After review of the brief of the plaintiffs in both actions and listening to oral argument, we agree with Fredette that as to him the plaintiffs’ appeal was frivolous and instituted primarily for the purpose of delay, and we impose sanctions pursuant to M.R.Civ.P. 76(f). We note that on two occasions the Superior Court warned plaintiffs that the claims against Fredette “appear to be seriously lacking in merit, perhaps even raising considerations under rule 11 M.R.Civ.P.” On a third occasion the court warned plaintiffs’ attorney to consider whether an appeal would be frivolous. The appeal of the judgments for the defendant Daniel Fredette has delayed the finality of those judgments, increased the costs of litigation and served to dissipate the time and resources of this court. Accordingly, the plaintiffs shall pay to Daniel Fredette treble costs and $1,000 toward his attorney’s fees.

The entry is:

In CV-86-61 judgment affirmed.

In CV-86-259 cross-appeal dismissed, judgment affirmed.

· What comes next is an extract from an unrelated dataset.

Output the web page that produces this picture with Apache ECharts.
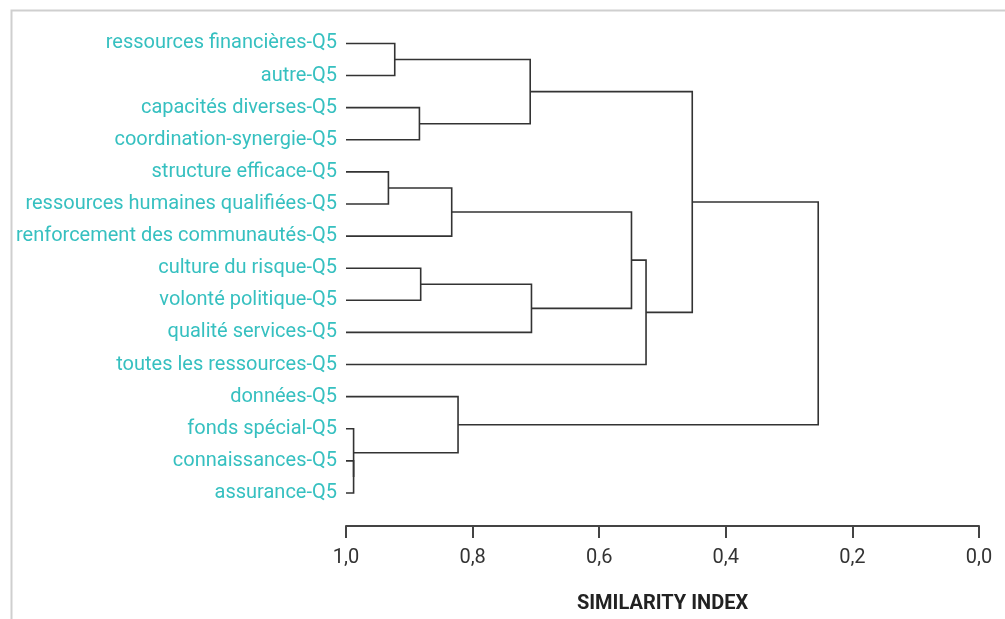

Plaintiffs shall pay to the defendant Daniel Fredette treble costs and $1,000 toward his attorney’s fees in defending this appeal.

All concurring.

[1] These two actions were consolidated by order of the Superior Court. The first action (CV-86-61) was brought by Lester Olson, Lorette Gagne, John and Ruth Jolicoeur, Jeannine Albert, Theresa Dostie, and Jean and Simone Morin against Rene Albert, Sr., Rene Albert, Jr., and Daniel Fredette. Plaintiffs dismissed a count against the City of Augusta. The second action (CV-86-259) was brought by Jeannine Albert against Rene Albert, Jr., Daniel Fredette, and Carolyn Perry.
[2] Nevertheless, the deed from Albert, Sr. to Jeannine and Rene Albert, Jr., and Jeannine’s later deed of her interest to Albert, Jr., refer to “Lots 15 and 16.”
[3] The counterclaim asserted by Fredette against the plaintiffs also remains pending.